Australia’s over-heated housing market could be starting to slow while rapid home construction in some areas is creating an oversupply, the central bank said in its semiannual assessment of risks to the country’s financial system.
“There have been tentative signs of some slowing in the Sydney and Melbourne housing markets,” the Reserve Bank of Australia said Friday in its financial stability review. “While the housing market remains a long way from oversupply nationwide, some geographic areas appear to be reaching that point, particularly the inner-city areas of Melbourne and Brisbane.”
Risks to Australia’s financial stability continue to revolve around property markets, with those surrounding housing and mortgage markets higher than average, the central bank said. Risks to the country’s banks have increased in the past six months, particularly in the area of commercial lending to property developers, it said.
The central bank cut its benchmark interest rate to a record-low 2 percent in May to revive an economy struggling with a transition from a waning mining boom. The low rates further spurred demand in the country’s housing market and regulators have been forced to clamp down on banks’ loans to landlords while ensuring lending standards are maintained.
The RBA said that there are signs that these measures are starting to have an effect.
“Lending standards appear to have been somewhat weaker around the turn of this year than had been apparent at the time,” it said. “Standards have since been tightened.”
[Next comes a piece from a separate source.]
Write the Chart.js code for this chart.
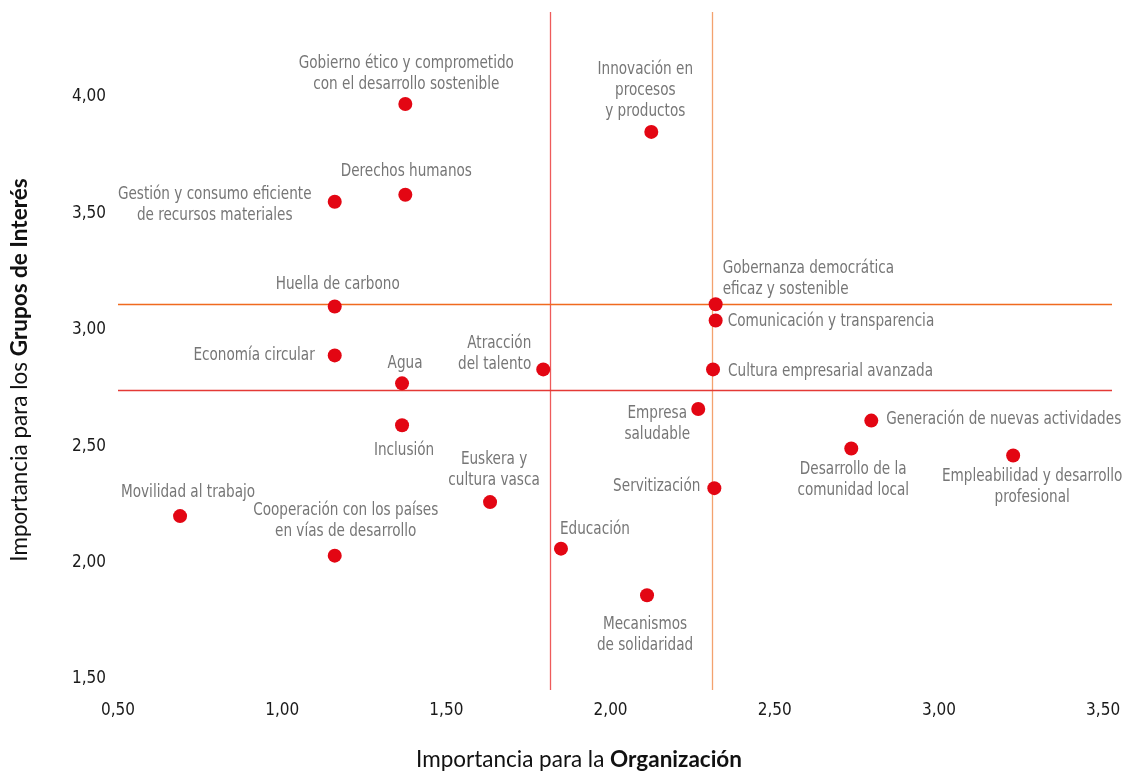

After last year calling the housing market imbalanced, the Australian Prudential Regulation Authority in December urged lenders to limit investor home-loan growth to 10 percent a year and in July it said the largest banks would need to increase the capital they need to hold against potential losses on mortgages from July 2016.
Growth in Australian mortgages to landlords slowed to the weakest in almost three years in August. The value of mortgages to investors fell 0.4 percent from July and grew 12 percent from the previous year, the slowest annual expansion since December 2012, according to data released Oct. 9 by the Australian Bureau of Statistics.
There are early signs of a “better risk profile in the housing market,” the RBA said.
Still, competition among banks to provide mortgages to owner occupiers in Australia remains strong, the RBA said, and a key challenge will be ensuring lending standards don’t weaken amid low interest rates.
Home prices across Australia’s capital cities have climbed 28 percent in the three years to Sept. 30 with Sydney prices jumping 44 percent, according to CoreLogic Inc.
Australian home prices are expected to fall 7.5 percent by the end of 2017 amid increasing supply and weak population growth, Macquarie Group Ltd. said in a note to investors Oct. 9, while Bank of America Merrill Lynch sees values dropping by as much as 6 percent in the same timeframe.
The RBA noted that building approvals for new apartments have been strong in 2015 even though rental markets already look soft in some areas. The projected growth in the number of foreign students studying in Australia -- a source of demand for rented apartments -- has been revised down.
Banks “are becoming increasingly wary of lending to property developers in markets that look oversupplied,” it said.
The central bank reiterated its concern from six months ago about rising commercial property values, which have diverged further from rents. There is “strong local and foreign investor interest for new and existing office buildings in particular, even though vacancy rates are quite high,” it said.
The RBA is also watching New Zealand’s deteriorating dairy sector due to low global milk prices, given the size of exposures of Australian banks’ subsidiaries there.
“These risks appear to be comfortably manageable at this stage but they underscore the need to maintain sound lending standards and the resilience of the financial and non-financial sectors,” the RBA said.